Reportage
Zàhony (frontiera Ungheria-Ucraina) Il Daily sarà pure stato svuotato fino all'ultimo pacco, ma da qui a pensare di viaggiare leggeri ce ne corre. A bordo del camion e del mezzo di polisoccorso del Seirs in modo diverso si è carichi anche al rientro. Poco importa che non si misuri in bancali ciò che si riporta da Zàhony. Nemmeno l'immagine più appagante è immune dal retrogusto di sradicamento, terrore e necessità raccolto a contatto con l'Europa che sanguina.
Non lo è il ricordo dei piccoli profughi che all'unisono con i coetanei ungheresi all'asilo fanno ciao con la mano: quanti di loro hanno il padre al fronte, quanti lo rivedranno? Non lo è l'ospitalità del sindaco Laszlo Helmeczi e dei suoi cittadini da 27 mesi sulla prima linea della solidarietà. Non lo è il grazie ripetuto dei volontari venuti da Uzgorod, per trasbordare gli aiuti parmigiani. Tutto ha origine dalla morte e dalla distruzione e non saremmo qui, se non fosse per un'immonda ferita nella storia.
«Rudolph Balazhincts garantisce assistenza sanitaria e distribuisce pasti anche nelle zone più devastate - spiega Luigi Iannaccone -. Continueremo a collaborare». La determinazione e l'empatia del responsabile ucraino di Family of Christ conquistano alla prima stretta di mano. «Chiedo alle famiglie italiane di immaginare di vivere costrette a fuggire in piena notte senza alcuna certezza di tornare a casa» dice lui, che una certezza ce l'ha: di dover di nuovo aggiornare prima o poi la lista dei conoscenti caduti. «Forse nel vostro Paese solo le generazioni uscite dalla Seconda guerra mondiale possono ancora capirci».
Nei suoi interventi di soccorso (a Bucha, ad esempio) Rudolph racconta di aver visto l'inimmaginabile. Parla di «bambini massacrati dopo essere stati amputati di naso e orecchie». Bambini. Come quelli appena salutati all'asilo, ma nati in un luogo ancora più sbagliato. Un miracolo, che nessuno della sua fondazione sia stato ucciso in questi 27 mesi. «Eppure, abbiamo perso dieci furgoni: alcuni saltati sulle mine, altri distrutti dai droni» dice Rudolph. A salvare i loro occupanti, la tappa «fisiologica» per la quale erano appena scesi a terra.
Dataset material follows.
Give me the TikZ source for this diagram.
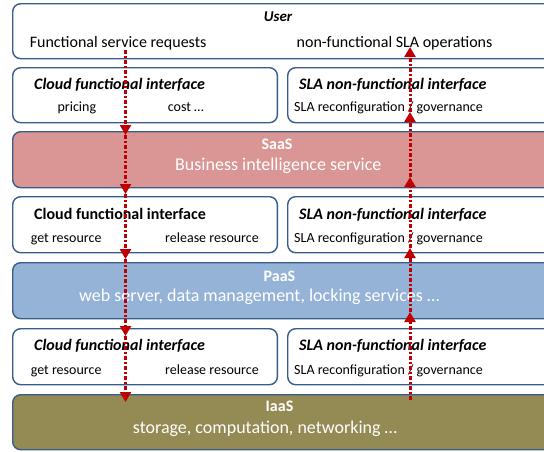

«Tutto ciò che possiamo portare o inviare sarà utile, e per questo rilanciamo la raccolta di donazioni e di aiuti avviata subito dopo il 24 febbraio 2022 - prosegue Iannaccone -. Oltre a cibo e farmaci, servono carrozzine e stampelle e materiale ortopedico. Ora ci è stato richiesto un apparecchio che rileva nel corpo dei feriti anche le schegge di materie plastiche difficili da rilevare con gli esami radiologici». Intanto, oltre a quelli con Family of Christ, il Seirs ha in mente altri progetti. «Ne stiamo studiando uno per la riduzione dei danni psicologici e fisici dei bimbi» aggiunge il presidente. Ce n'è un altro dedicato ai bambini. «Aiuteremo Zàhony a potenziare le scuole dell'infanzia che accolgono piccoli ucraini. Il nostro impegno continua».
Anche se alla frontiera della stazione a Zàhony tutto sembra normale ora. Dal treno non scendono più ondate di donne, bambini e vecchi in fuga (ma l'esodo potrebbe riprendere, se Kharkiv dovesse cadere). Spaesata di fronte agli orari scritti in alfabeto latino, solo Julia attende l'Intercity delle 9,35 per la capitale. Viene dal confine con la Bielorussia, dove i missili non si risparmiano. Avrà 30 anni, ma l'espressione invecchiata dall'ansia. «A Budapest ho l'aereo per la Grecia» dice. Andrà con un'amica. È stato il marito richiamato al fronte a costringerla a partire. «Vai, tu che puoi. Ci torneremo insieme» le ha detto. Come finirà? viene da chiederle. «Il nostro Paese sarà diviso: non riesco a immaginare i russi che si ritirano» mormora. Altre domande forse la tormentano, ma per quelle non può avere risposta. Si avvia verso il binario, e nonostante lo zainetto leggero fa pensare più a un esilio che a una vacanza.